Of COURSE an article talking about what would happen if you decided to make everything in your business produce cash AND joy would be painfully foundational for me to write.

I talk about this allllll day. And since I have spent so much time talking and writing and thinking about it, the core concepts are second nature to me. Obvious. Boring, in the same way that a slow and in-depth coverage of the alphabet would be. (“G, huh… I wonder what that’s all about.”)

But they’re not old-hat to you. That article was a clue-by-four upside the head for dozens of people. They said things like:

  • I loved it. I have been needing to hear that for so long!
  • Wouldn’t that be fabulous??
  • My commitment phobia just got nailed to the mother-lovin’ WALL.
  • Fave thing u’ve ever written, i think.
  • AWESOME! (and, yes, that’s me shouting)
  • HOLY COW! This lady rocks my world so hard! Mammamia!

Because to them this was new. Different. Just a skootch to the left of the established path where their thoughts mostly go. (Not too far off the path, because then they wouldn’t have connected with it.
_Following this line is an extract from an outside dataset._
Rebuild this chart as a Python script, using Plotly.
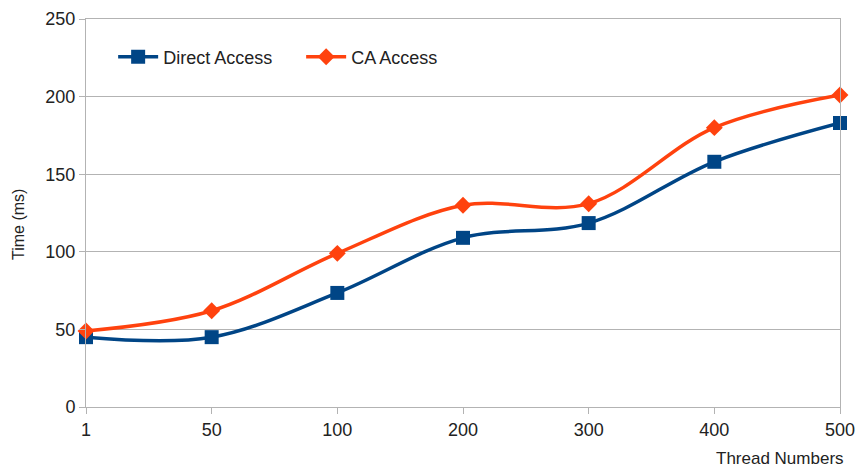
import plotly.graph_objects as go

threads = ["1", "50", "100", "200", "300", "400", "500"]
direct_access = [45, 45, 73.5, 109, 118.5, 158, 183]
ca_access = [49, 62, 99, 130, 131, 180, 201]
y_ticks = [0, 50, 100, 150, 200, 250]

font_family = "Liberation Sans, Arial, sans-serif"

fig = go.Figure()
fig.add_trace(go.Scatter(
    x=threads, y=direct_access, name="Direct Access",
    mode="lines+markers", line=dict(color="#004586", width=3.5, shape="spline", smoothing=1),
    marker=dict(symbol="square", size=14, color="#004586"), cliponaxis=False,
))
fig.add_trace(go.Scatter(
    x=threads, y=ca_access, name="CA Access",
    mode="lines+markers", line=dict(color="#ff420e", width=3.5, shape="spline", smoothing=1),
    marker=dict(symbol="diamond", size=13, color="#ff420e"), cliponaxis=False,
))

fig.update_layout(
    width=856, height=473,
    margin=dict(l=86, r=16, t=19, b=66, autoexpand=False),
    paper_bgcolor="white", plot_bgcolor="white",
    font=dict(family=font_family, size=18, color="#222"),
    showlegend=True,
    legend=dict(orientation="h", x=0.036, y=0.902, xanchor="left", yanchor="middle",
                bgcolor="rgba(0,0,0,0)", font=dict(size=18), itemwidth=40, tracegroupgap=0,
                entrywidth=133, entrywidthmode="pixels"),
)
fig.update_xaxes(
    type="category", range=[0, 6], showgrid=False, automargin=False,
    showline=True, linecolor="#b3b3b3", linewidth=1, mirror=True,
    ticks="outside", ticklen=6, tickcolor="#b3b3b3",
    tickfont=dict(size=18),
)
fig.update_yaxes(
    range=[0, 250], tickvals=y_ticks, showgrid=True, gridcolor="#b3b3b3", gridwidth=1,
    showline=True, linecolor="#b3b3b3", linewidth=1, mirror=True, zeroline=False, automargin=False,
    ticks="outside", ticklen=6, tickcolor="#b3b3b3",
    tickfont=dict(size=18),
)
fig.add_annotation(text="Thread Numbers", xref="paper", yref="paper", x=1.0, y=0,
                   xanchor="right", yanchor="bottom", yshift=-63, xshift=6, showarrow=False,
                   font=dict(size=17, color="#222"))
fig.add_annotation(text="Time (ms)", xref="paper", yref="paper", x=0, y=0.469,
                   xanchor="center", yanchor="middle", xshift=-68, textangle=-90, showarrow=False,
                   font=dict(size=16, color="#222"))

fig.write_html("out.html")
More like Pippin taking a few steps to the side of the great trampled swath of the Uruk-Hai in order to drop his elven brooch where it could be found.)

The point where I get to give myself a gold star

I knew that this would happen.

I knew while I was writing an article that felt to me like the most screamingly obvious set of trivialities ever that it would be useful to many people. (Otherwise I wouldn’t have done it, natch.)

Because I do try hard to remember that while I spend all day talking about this, I only talk with one person at a time. Every other person spends the majority of their time doing things that are NOT talking about magnificence-based marketing with the goal of making cash and joy. And since I want to work with those people, I have to get out of my expert pants and re-explore old territory for new travellers.

Here’s a conversation I’ve had too many times with clients.

“That’s really fascinating. That’s obviously important to you… do you talk about that aspect of your work often?”

“Oh, well. I definitely wrote a post about it when I started.”

“When was that?”

“… three years ago?”

If it’s important, you have to come back to it often. Clearly, the idea of working for cash AND joy is a fundamental one here – it’s the name of the business, after all! – but that doesn’t mean I should take it for granted.

What are the core assumptions of your business? The things that someone would HAVE to believe to work with you?

And when was the last time you talked about them?

Creative Commons License photo credit: Shoes on Wires

15 thoughts on “The horror and neglect of the obvious

  1. This morning I was just thinking about the block I’ve been having around blogging about my influences (that shaped my sense of aesthetics and “holy-cow-that’s-beautiful-and-nifty”) and my tools/techniques (that directly affect how I make what I make). I’ve been nebulously meaning to start writing about them for a few weeks, but struggling to do so–“obvious” doesn’t even begin to describe how it all feels. This post was a great nudge to actually write about some of that stuff–and now I have some hopefully-useful thoughts on how to step back from my “yeah, yeah, so what” mentality when I’m doing so. Thanks for laying it all out like this 🙂

  2. Pardon me while I whack my head into a wall over the obvious that I SOMEHOW MISSED, and then go start writing posts about how important to me it is that none of my ingredients are crap, and why.

    Also, thank you.

  3. It’s also the mindblowing difference between writing for your peers, and writing for your prospective customers. It can be so haaaaaaaard to be simple.

  4. If you’re good at something, it’ll be obvious to you and you’ll feel like “Duh! Why should I write about that? Like, everyone knows that already.” Good point that to others this isn’t true. Maybe our own standards are higher than others’?

  5. I’ve had this tab open since last night trying to figure out something clever to say, but I can’t seem to! So I’ll just say: thanks again, Catherine, for bringing us another “…oh. *headdesk*” post 😉 I need to print this out & post it somewhere obvious. Where it cannot be missed.

  6. So yes. Obvious. I just experienced the power of this – wrote a guest post on a technique I use all the time and have written about (it seems to me) endlessly, and got about 35 signups to my list.

    It makes me think, “Hmm. Foundations of Amazingness course?”